Obama countered by bringing in Lilly Ledbetter from left field. She’s the woman who famously had her pay discrimination suit dismissed because she missed the statute of limitations. This is an issue in the election because Obama supported, and McCain opposed, legislation that would absolve future Ledbetters from having to bring their suits when the issues are still fresh and the witnesses are still available. Obama once again dissembled, claiming that Ledbetter couldn’t have sued earlier because she didn’t know about the alleged violation. In fact, Ledbetter’s sworn testimony shows that she did know about the violation and simply sat on her rights.

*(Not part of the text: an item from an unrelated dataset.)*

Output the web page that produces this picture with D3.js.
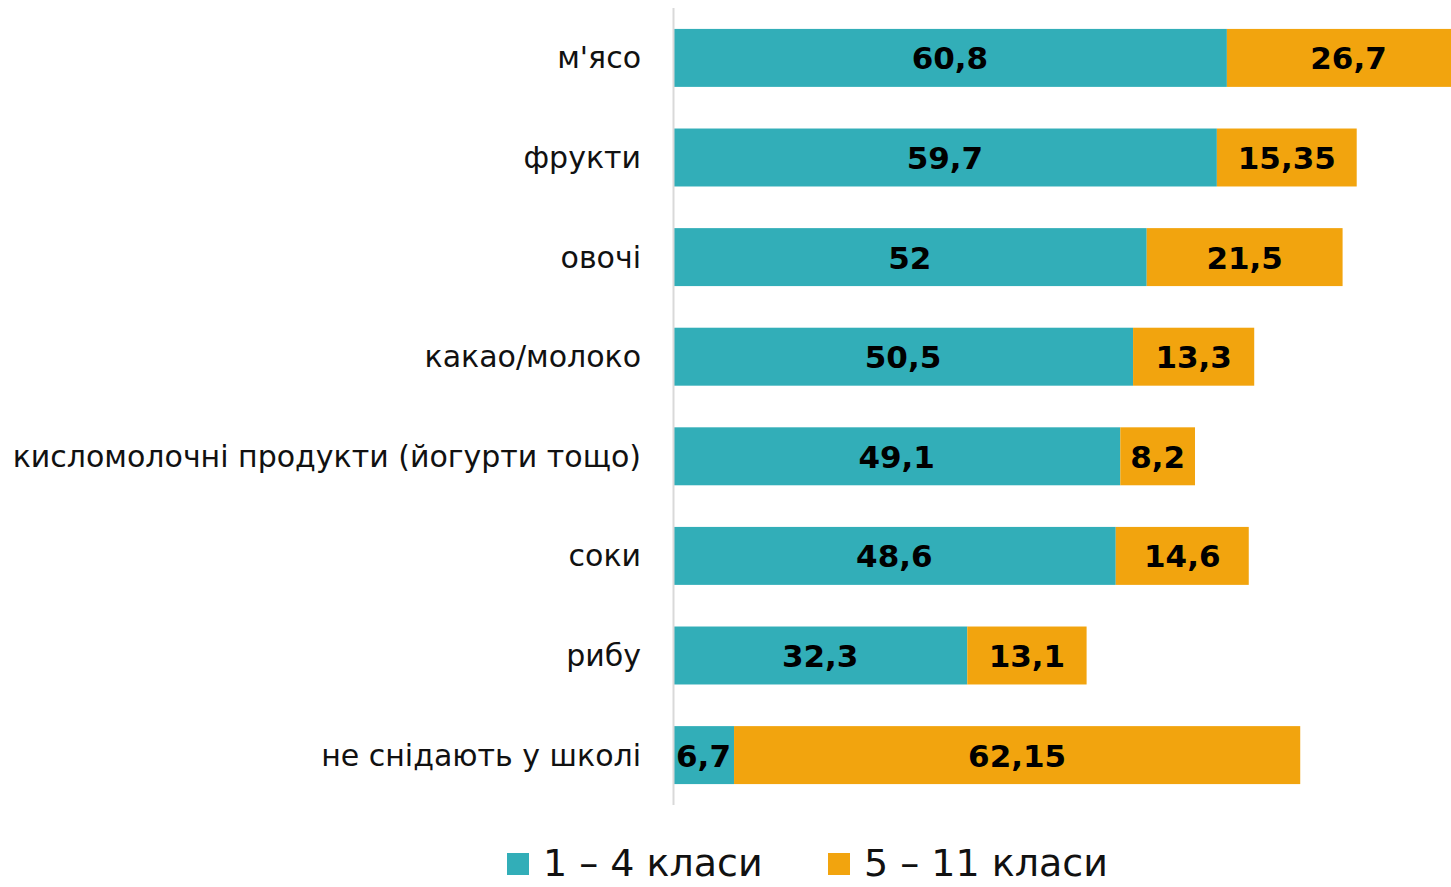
<!DOCTYPE html>
<html>
<head>
<meta charset="utf-8">
<script src="https://cdn.jsdelivr.net/npm/d3@7"></script>
<style>
  body { margin: 0; background: #fff; }
  svg text { font-family: "Century Gothic", "URW Gothic", "DejaVu Sans", sans-serif; }
</style>
</head>
<body>
<div id="chart"></div>
<script>
var categories = ["м'ясо", "фрукти", "овочі", "какао/молоко", "кисломолочні продукти (йогурти тощо)", "соки", "рибу", "не снідають у школі"];
var juniorValues = [60.8, 59.7, 52, 50.5, 49.1, 48.6, 32.3, 6.7];
var seniorValues = [26.7, 15.35, 21.5, 13.3, 8.2, 14.6, 13.1, 62.15];
var seriesNames = ["1 – 4 класи", "5 – 11 класи"];
var seriesColors = ["#32AEB8", "#F2A40E"];

var width = 1451, height = 887;

var svg = d3.select("#chart")
    .append("svg")
    .attr("width", width)
    .attr("height", height)

var x = d3.scaleLinear().domain([0, 85.4]).range([673, 1451]);
var y = d3.scaleBand().domain(categories).range([8, 805]).paddingInner(0.418).paddingOuter(0.21);

var fmt = function(v){ return String(v).replace(".", ","); };

var rows = categories.map(function(c, i){
    return {cat: c, a: juniorValues[i], b: seniorValues[i]};
});

// category labels
svg.append("g").selectAll("text")
    .data(categories)
    .enter().append("text")
    .attr("x", 641)
    .attr("y", function(d){ return y(d) + y.bandwidth()/2; })
    .attr("dy", "0.35em")
    .attr("text-anchor", "end")
    .attr("font-size", 30)
    .attr("fill", "#111")
    .text(function(d){ return d; })

var bars = svg.append("g");

rows.forEach(function(r){
    var segs = [
        {x0: 0, x1: r.a, v: r.a, color: seriesColors[0]},
        {x0: r.a, x1: r.a + r.b, v: r.b, color: seriesColors[1]}
    ];
    segs.forEach(function(s){
        bars.append("rect")
            .attr("x", x(s.x0))
            .attr("y", y(r.cat))
            .attr("width", x(s.x1) - x(s.x0))
            .attr("height", y.bandwidth())
            .attr("fill", s.color)
        bars.append("text")
            .attr("x", (x(s.x0) + x(s.x1)) / 2)
            .attr("y", y(r.cat) + y.bandwidth()/2)
            .attr("dy", "0.37em")
            .attr("text-anchor", "middle")
            .attr("font-size", 31)
            .attr("font-weight", "bold")
            .attr("fill", "#000")
            .text(fmt(s.v))
    });
});

// vertical axis line
svg.append("line")
    .attr("x1", 673.5).attr("x2", 673.5)
    .attr("y1", 8).attr("y2", 805)
    .attr("stroke", "#d9d9d9")
    .attr("stroke-width", 2)

// legend
var legendX = [507, 828];
var legend = svg.append("g");
seriesNames.forEach(function(n, i){
    legend.append("rect")
        .attr("x", legendX[i]).attr("y", 853)
        .attr("width", 22).attr("height", 22)
        .attr("fill", seriesColors[i])
    legend.append("text")
        .attr("x", legendX[i] + 36).attr("y", 876)
        .attr("font-size", 38)
        .attr("fill", "#111")
        .text(n)
});
</script>
</body>
</html>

The question about judges was framed to tie into the issue of abortion. McCain attacked Obama effectively for voting against, and then “present,” on two reasonable (and in my mind compelling) pieces of legislation in Illinois. The first was to provide life saving treatment to babies born during an attempted abortion. The second was to ban partial birth abortion. Obama managed, I think, to talk his way around both votes. But by raising those ridiculous “present” votes, McCain probably scored a little bit.

The final question had to do with education. Obama talked well about this issue. So well that one would never suspect that, when he had large sums of money to devote to improving education in Chicago, he squandered the opportunity by supporting, among other things, anti-American, African “rites of passage” programs.

Towards the end of the discussion, Obama asserted: “I doubled the number of charter schools in Illinois.” I didn’t know a state legislator could do that.

McCain’s closing statement was choppy and not terribly effective. Obama’s wasn’t much better. But then, it probably didn’t need to be.